I have written at least a poem every week for the last fourteen weeks, and that’s pretty amazing. I’ve gotten so used to doing it that even though the rough draft for my thesis is nearly through, I’ve submitted all the poems I need to for my workshop class, and I could be relaxing, I still got up this morning and had an idea for one.
Richard Tillinghast talks about keeping an “avenue for inspiration” in his interview in The Pinch coming out in Spring 2012. If we regularly keep in touch with our own poetry or at least read a little poetry every day, we open up that avenue to get inspired. That’s part of the reason why I schedule writing time for myself. I’m just there, hanging out, and I can either read or write, but I gotta do something related to craft. I find that I’m more inspired to write in these times. I seem to have clearer ideas, and I can get them on the page succinctly.

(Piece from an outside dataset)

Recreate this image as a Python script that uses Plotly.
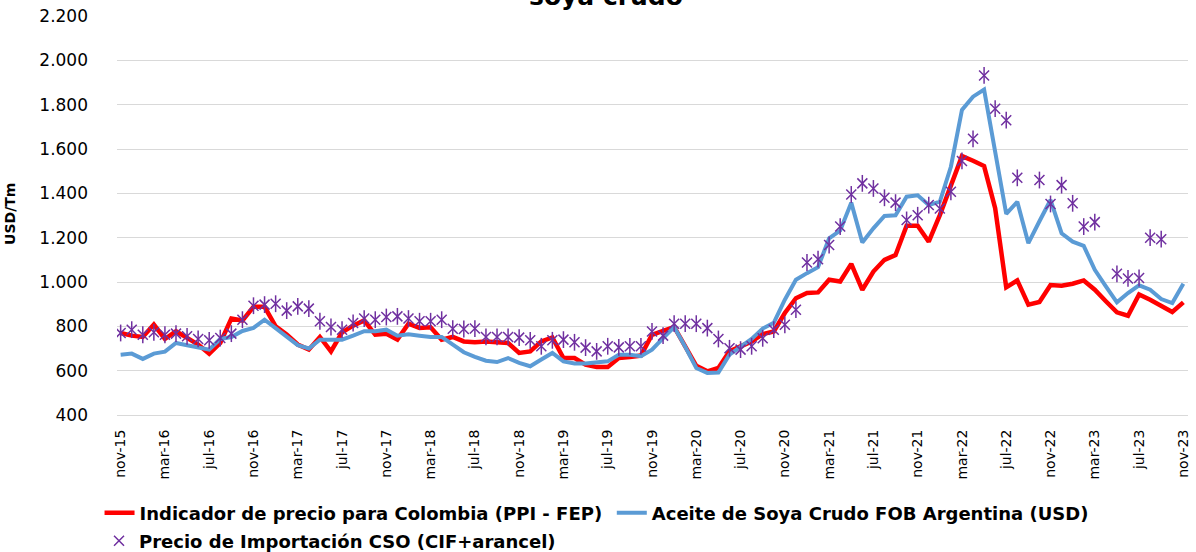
import plotly.graph_objects as go

# ---------------- data ----------------
month_abbr = ["ene", "feb", "mar", "abr", "may", "jun", "jul", "ago", "sep", "oct", "nov", "dic"]
months = []
for k in range(97):  # nov-15 .. nov-23
    m = (10 + k) % 12
    yy = 15 + (10 + k) // 12
    months.append(f"{month_abbr[m]}-{yy}")

tick_labels = months[::4]

ppi_fep = [
    770, 758, 752, 808, 743, 778, 748, 718, 676, 725,
    835, 826, 888, 888, 800, 763, 718, 695, 752, 687,
    773, 803, 827, 762, 767, 740, 812, 793, 796, 740,
    752, 732, 728, 732, 728, 725, 680, 687, 732, 750,
    657, 657, 627, 616, 616, 657, 662, 668, 762, 777,
    797, 710, 622, 597, 612, 687, 707, 732, 765, 777,
    860, 927, 950, 953, 1010, 1002, 1082, 965, 1047, 1100,
    1122, 1254, 1254, 1182, 1302, 1430, 1568, 1547, 1523, 1333,
    976, 1007, 898, 910, 986, 983, 992, 1007, 965, 913,
    863, 848, 944, 920, 895, 865, 908,
]

fob_argentina = [
    672, 677, 653, 677, 686, 725, 715, 706, 695, 743,
    752, 779, 793, 830, 793, 755, 715, 700, 740, 740,
    740, 758, 778, 778, 785, 758, 764, 758, 752, 752,
    717, 683, 662, 645, 639, 657, 635, 620, 650, 680,
    642, 632, 632, 635, 642, 672, 672, 665, 695, 747,
    797, 708, 612, 590, 592, 672, 710, 743, 790, 816,
    920, 1010, 1040, 1067, 1197, 1232, 1358, 1178, 1242, 1298,
    1301, 1385, 1391, 1347, 1362, 1520, 1776, 1836, 1868, 1588,
    1307, 1362, 1175, 1274, 1370, 1220, 1182, 1163, 1055, 980,
    908, 950, 985, 965, 923, 905, 992,
]

cif_arancel = [
    770, 785, 762, 773, 762, 767, 755, 743, 737, 747,
    767, 830, 893, 898, 902, 871, 890, 880, 823, 797,
    785, 815, 835, 830, 842, 845, 835, 823, 823, 830,
    789, 788, 790, 752, 752, 752, 749, 737, 710, 737,
    740, 728, 704, 687, 710, 705, 710, 710, 777, 758,
    812, 812, 812, 792, 743, 701, 695, 710, 746, 785,
    807, 875, 1088, 1103, 1167, 1250, 1395, 1445, 1422, 1380,
    1358, 1280, 1301, 1347, 1332, 1407, 1546, 1646, 1932, 1782,
    1730, 1470, None, 1460, 1352, 1437, 1355, 1250, 1270, None,
    1037, 1016, 1018, 1200, 1193, None, None,
]

name_red = "Indicador de precio para Colombia (PPI - FEP)"
name_blue = "Aceite de Soya Crudo FOB Argentina (USD)"
name_cso = "Precio de Importación CSO (CIF+arancel)"

PURPLE = "#7030a0"

# ---------------- figure ----------------
fig = go.Figure()
fig.add_trace(go.Scatter(
    x=months, y=ppi_fep, mode="lines", name=name_red,
    line=dict(color="#ff0000", width=4.5), legend="legend",
))
fig.add_trace(go.Scatter(
    x=months, y=fob_argentina, mode="lines", name=name_blue,
    line=dict(color="#5b9bd5", width=4), legend="legend2",
))
# Excel-style star marker: an "x" plus a vertical stroke
fig.add_trace(go.Scatter(
    x=months, y=cif_arancel, mode="markers", name=name_cso,
    marker=dict(symbol="x-thin-open", size=10, color=PURPLE,
                line=dict(color=PURPLE, width=1.5)),
    legend="legend3", legendgroup="cso",
))
fig.add_trace(go.Scatter(
    x=months, y=cif_arancel, mode="markers", name=name_cso,
    marker=dict(symbol="line-ns-open", size=12, color=PURPLE,
                line=dict(color=PURPLE, width=1.5)),
    legend="legend3", legendgroup="cso", showlegend=False, hoverinfo="skip",
))

legend_font = dict(family="DejaVu Sans", size=18, color="#000000", weight="bold")

# plot area: x 117..1188 px, y 16..415 px
fig.update_layout(
    width=1196, height=552, autosize=False,
    margin=dict(l=117, r=8, t=16, b=137, pad=0, autoexpand=False),
    paper_bgcolor="white", plot_bgcolor="white",
    separators=",.",
    showlegend=True,
    xaxis=dict(
        type="category", range=[-0.33, 96.42], automargin=False,
        tickmode="array", tickvals=tick_labels, ticktext=tick_labels,
        tickangle=-90, showgrid=False, zeroline=False,
        showline=True, linecolor="#d9d9d9", linewidth=1,
        ticks="", ticklabelstandoff=8,
        tickfont=dict(family="DejaVu Sans", size=14, color="#000000"),
    ),
    yaxis=dict(
        range=[400, 2200], dtick=200, tickformat=",d", automargin=False,
        showgrid=True, gridcolor="#d9d9d9", gridwidth=1,
        zeroline=False, showline=False, ticks="",
        ticklabelstandoff=28,
        tickfont=dict(family="DejaVu Sans", size=17, color="#000000"),
    ),
    legend=dict(
        orientation="h", x=-0.0163, xanchor="left", y=-0.2456, yanchor="middle",
        font=legend_font, bgcolor="rgba(0,0,0,0)", borderwidth=0,
    ),
    legend2=dict(
        orientation="h", x=0.462, xanchor="left", y=-0.2456, yanchor="middle",
        font=legend_font, bgcolor="rgba(0,0,0,0)", borderwidth=0,
    ),
    legend3=dict(
        orientation="h", x=-0.0168, xanchor="left", y=-0.3158, yanchor="middle",
        font=legend_font, bgcolor="rgba(0,0,0,0)", borderwidth=0,
    ),
    annotations=[
        dict(
            text="soya crudo", xref="paper", yref="paper",
            x=0.4566, y=1.0075, xanchor="center", yanchor="bottom",
            showarrow=False,
            font=dict(family="DejaVu Sans", size=25, color="#000000", weight="bold"),
        ),
        dict(
            text="USD/Tm", xref="paper", yref="paper",
            x=-0.1, y=0.5038, xanchor="center", yanchor="middle",
            textangle=-90, showarrow=False,
            font=dict(family="DejaVu Sans", size=14, color="#000000", weight="bold"),
        ),
    ],
)

# remove the page's default 8px body margin so the figure sits at the window origin
fig.write_html(
    "out.html",
    config={"displayModeBar": False},
    post_script="document.body.style.margin='0px';document.body.style.overflow='hidden';",
)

Today’s draft actually got inspired by my mother. I was born on Thanksgiving and the day of JFK’s assassination, both details that have always amused me. My mother told me last night that the day I was born she was watching replays of JFK’s fateful drive on television since it was the twenty-first anniversary of his death.

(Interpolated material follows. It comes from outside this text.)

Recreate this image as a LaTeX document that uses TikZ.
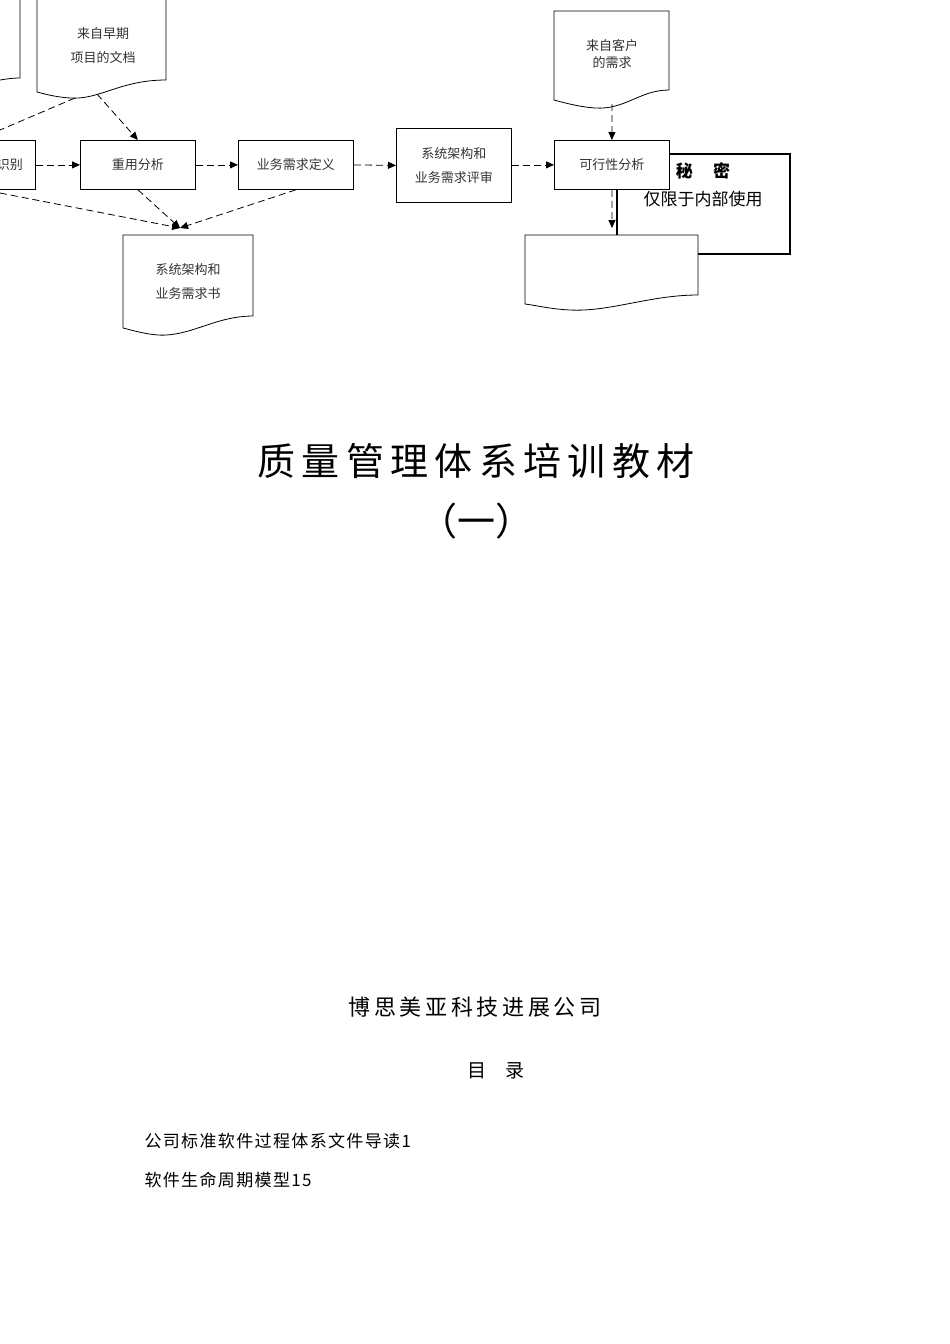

I recently read a creative nonfiction piece in Gulf Coast by Lorraine Doran (which is now up on their website! Read it read it!). It begins with describing how the author was born and how her family doctor happened to be the son of William Carlos Williams. It’s a wonderful opening. What writer doesn’t wish they were birthed by William Carlos Williams or his progeny?
It got me thinking about creative nonfiction as a genre. I’ve shied away from it for a long time, choosing fiction and fictionalized poetry instead, but there’s something so evocative and fun in the experimental CNF we published in The Pinch and what others are now publishing.
Because I was already thinking about birth, when my mother told me that little snippet of what she was watching on TV the day I was born, I started thinking about how strange it would be to have a child and then be holding it while watching a president get shot and bob around while his wife panics.
The poem begins:
“Kennedy has been dead twenty-one years.
My mother, a younger semblance of herself,
holds me, a cocoon of pink.”
Robert Lowell has a poem with the line, “These are the tranquilized Fifties and I am forty.” In that line, he situates himself in a larger world and time period and then makes it personal by relating his own age. I plan on playing in a similar way with this poem. The president being shot is a much larger issue, but it affected so many people personally. My own father told me he knows exactly where he was when he heard, and he was just 9 years old. JFK’s death has shadowed my birthday since I can remember. It’s always been strange to see the commemorations to him and the replay of his fateful drive every year. The important thing about political poetry (and all its forms) that Tillinghast discusses is that it must be personal to be effective; we must find a way to connect on an individual level, so it doesn’t remain in abstract.
What happened on the day you were born? What about it was political or poetic or tragic?